Rosa Parks was not the first African American to do what she did. Two other black women had previously been arrested on busses in Montgomery as considered breaking the law. So what was the huge difference when she did it? In contrast to these other women Rosa parks was seen as an ideal aspirant with strength and courage. Her arrest was the spark off a common and strong response that set off the Bus Boycott, as a young resident said, “city officials had messed with the wrong one now” .

Civil rights movement

Martin Luther King, Jr. became the boycott movement’s leader and spokesperson for black residents. He saw the importance of the boycott and the message they tried to bring out. He used the same nonviolent tactics as the Indian nationalist Mahatma Gandhi, as he thought it was the strongest weapon available to the black aspirants.  

The movement demonstrated the unity of black residents, inspired black people over the country and stimulated more non-violent protests in other cities. Several black people were tired of the laws and segregation, but many haven’t had the courage to act against/oppose the law. When the first protests started and they saw the unity and stubbornness among the black people more and more fell behind the organizations and movements. Martin Luther King, Jr and Rosa Parks were a huge ideal for black aspirants.

Rosa Parks and Martin Luther King, Jr were both members of the NAACP, but the Montgomery Bus Boycott led to the creation of a new regional organization in 1957. The clergy led Southern Christian Leadership Conference (SCLC) with Martin Luther King, Jr as its leader. The non-violent strategy was used in every protest. In 1963, SCLC began a campaign in Birmingham, were schoolchildren stood on one side and police with batter and police dogs on the other side. The confrontations became publicized and SCLC got northern sympathy, which caused President John F. Kennedy to push for a change of new civil rights.

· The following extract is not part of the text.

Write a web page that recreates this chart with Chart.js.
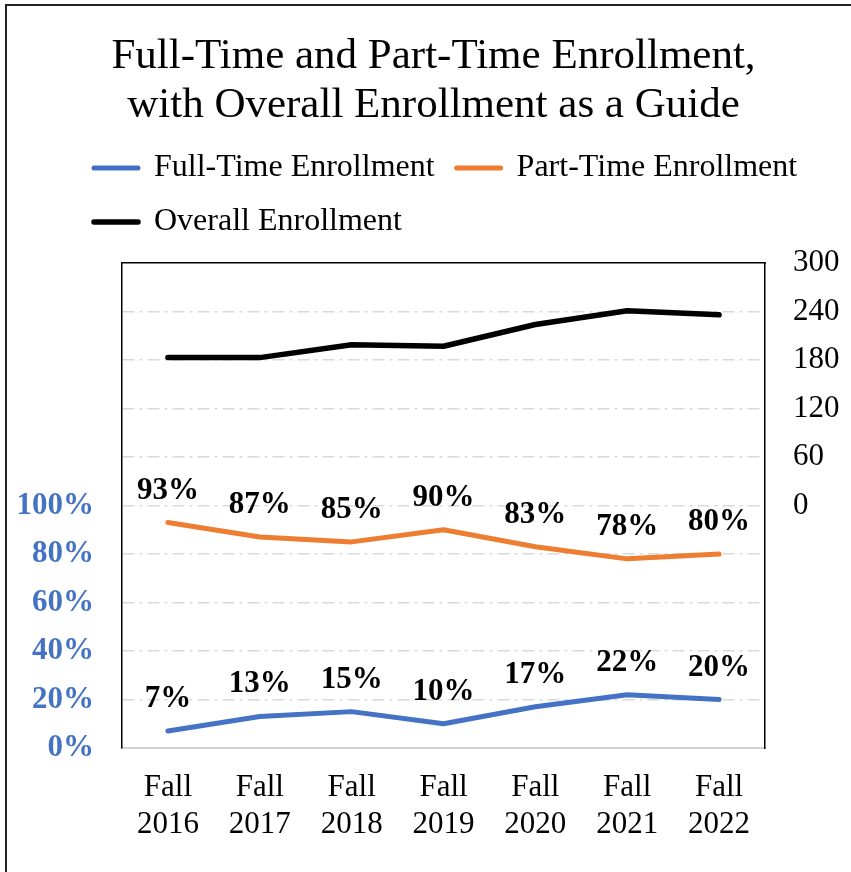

Other protest passed similarly with Martin Luther King, Jr at the head of SCLC, like the march from Selma to the state capitol in Montgomery, were the protesters were attacked and the publication  brought civil right sympathizers to Selma. Aside from the SCLC protests, other little-known individuals launched other movements and organizations also using the nonviolent tactics. For an example, four students at North Carolina began a movement of sit-ins to end segregation at lunch counters. Protests like these spread rapidly throughout the south and led to new organizations against segregation.

Conclusion

In the USA in the 1950’s and 60’s people were clearly separated based on race or alleged race. Black and whites was divided at all public places. Black individuals protested against the segregation and broke the law by drinking water of an only white water cooler or sitting at an only white bench, but these who tried were mistreated or convicted to death. Then in 1955, a normal black woman named Rosa Parks refused to give up her seat to a white man at a bus in Montgomery. Like the others she was arrested. But this time at her court hearing black people in Montgomery started protesting against segregated busses in Montgomery. They stood up together, made a boycott were they refused to use the busses in Montgomery.